I think this proud, high-steeple church in the heart of Myers Park and the city of Charlotte has created a spiritual culture where to a remarkable degree we are given courage to become strangers to the world for Christ’s sake.
We do not follow a Neiman Marcus, Bank of America, Harvard Club, Vanity Fair, Who’s Who in America Jesus, but the crucified Jesus. I’ve seen a picture of some early graffiti, dated 200 CE, found on a Roman palace wall near the Circus Maximus. It shows a cross with a man’s body hanging on it, but instead of the man’s head there’s the head of a jackass. Underneath are the scorning words, Alexamenos Worships God. We encounter in Christ the one willing to be hideously the stranger that we might come to love ourselves, and God, and our neighbor as we finally become able to love ourselves.
1John Keats, Selected Poems and Letters, ed. Douglas Bush (Boston: Riverside Editions, 1959), p. 261.
2Eli Wiesel, Night (New York: Hill and Wang, 2006), pp. 3-7.
3Dietrich Bonhoeffer, Life Together (New York: Harper and Row, 1954), pp. 22-23.

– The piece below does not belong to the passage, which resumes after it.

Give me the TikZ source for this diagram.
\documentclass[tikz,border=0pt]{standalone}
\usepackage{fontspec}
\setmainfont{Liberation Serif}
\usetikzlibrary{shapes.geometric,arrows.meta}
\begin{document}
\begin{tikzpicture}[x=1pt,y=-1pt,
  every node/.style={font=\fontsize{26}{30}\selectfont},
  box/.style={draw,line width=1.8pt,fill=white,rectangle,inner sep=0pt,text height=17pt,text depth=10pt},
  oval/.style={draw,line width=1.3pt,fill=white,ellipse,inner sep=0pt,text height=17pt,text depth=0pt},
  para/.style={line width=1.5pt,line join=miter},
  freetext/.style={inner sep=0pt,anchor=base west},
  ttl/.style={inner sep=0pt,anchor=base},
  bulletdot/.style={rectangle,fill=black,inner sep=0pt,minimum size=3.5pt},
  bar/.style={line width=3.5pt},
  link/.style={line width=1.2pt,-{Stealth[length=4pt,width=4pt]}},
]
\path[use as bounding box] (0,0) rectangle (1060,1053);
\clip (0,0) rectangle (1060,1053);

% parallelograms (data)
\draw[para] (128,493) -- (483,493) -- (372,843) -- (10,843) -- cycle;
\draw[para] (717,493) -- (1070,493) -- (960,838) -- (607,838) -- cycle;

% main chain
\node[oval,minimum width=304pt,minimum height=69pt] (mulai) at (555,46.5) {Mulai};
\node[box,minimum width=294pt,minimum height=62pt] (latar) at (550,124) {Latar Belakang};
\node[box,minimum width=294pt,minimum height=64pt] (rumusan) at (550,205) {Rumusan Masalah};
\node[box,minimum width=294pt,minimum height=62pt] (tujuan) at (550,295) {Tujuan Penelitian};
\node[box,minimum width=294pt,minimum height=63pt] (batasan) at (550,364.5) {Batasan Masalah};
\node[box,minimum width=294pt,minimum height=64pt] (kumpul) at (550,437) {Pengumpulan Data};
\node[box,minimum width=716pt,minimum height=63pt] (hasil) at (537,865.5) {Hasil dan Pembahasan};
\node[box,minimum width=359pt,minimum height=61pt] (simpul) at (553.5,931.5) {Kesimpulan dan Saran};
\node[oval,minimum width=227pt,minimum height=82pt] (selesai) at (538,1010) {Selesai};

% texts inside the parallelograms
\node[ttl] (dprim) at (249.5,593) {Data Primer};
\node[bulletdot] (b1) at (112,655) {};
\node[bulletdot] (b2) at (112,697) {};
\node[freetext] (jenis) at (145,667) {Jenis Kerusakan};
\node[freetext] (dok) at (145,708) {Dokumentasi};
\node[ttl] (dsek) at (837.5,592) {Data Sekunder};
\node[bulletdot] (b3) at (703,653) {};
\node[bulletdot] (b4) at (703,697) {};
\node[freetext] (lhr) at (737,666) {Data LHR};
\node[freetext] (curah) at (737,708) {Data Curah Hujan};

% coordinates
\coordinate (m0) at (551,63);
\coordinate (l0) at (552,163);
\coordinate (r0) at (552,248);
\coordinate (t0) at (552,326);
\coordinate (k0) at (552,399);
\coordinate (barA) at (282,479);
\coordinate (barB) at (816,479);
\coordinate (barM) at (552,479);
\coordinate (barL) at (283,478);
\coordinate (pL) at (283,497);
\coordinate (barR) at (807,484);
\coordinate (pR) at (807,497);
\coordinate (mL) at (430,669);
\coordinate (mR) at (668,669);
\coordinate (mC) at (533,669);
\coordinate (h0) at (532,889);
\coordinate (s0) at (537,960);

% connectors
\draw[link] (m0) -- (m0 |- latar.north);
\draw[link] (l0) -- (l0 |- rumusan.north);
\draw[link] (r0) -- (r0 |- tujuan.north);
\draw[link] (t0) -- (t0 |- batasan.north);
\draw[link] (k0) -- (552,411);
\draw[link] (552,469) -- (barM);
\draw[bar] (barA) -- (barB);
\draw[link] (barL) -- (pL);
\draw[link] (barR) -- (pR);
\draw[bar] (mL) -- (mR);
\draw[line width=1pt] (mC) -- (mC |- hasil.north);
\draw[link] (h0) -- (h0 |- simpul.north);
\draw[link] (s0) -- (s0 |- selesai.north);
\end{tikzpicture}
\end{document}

4Waldo Williams, “Between Two Fields” in Rowan Williams, The Poems of Rowan Williams(Oxford: The Perpetua Press, 2002), pp. 92-93. Rowan Williams translated Waldo Williams’ poem from the Welsh. I have taken liberty to insert a variant translation Rowan Williams made of one line “the one who escapes the conscription of every army” from another work of Rowan Williams, Open to Judgement (London: Darton, Longman and Todd, 1994), p. 131.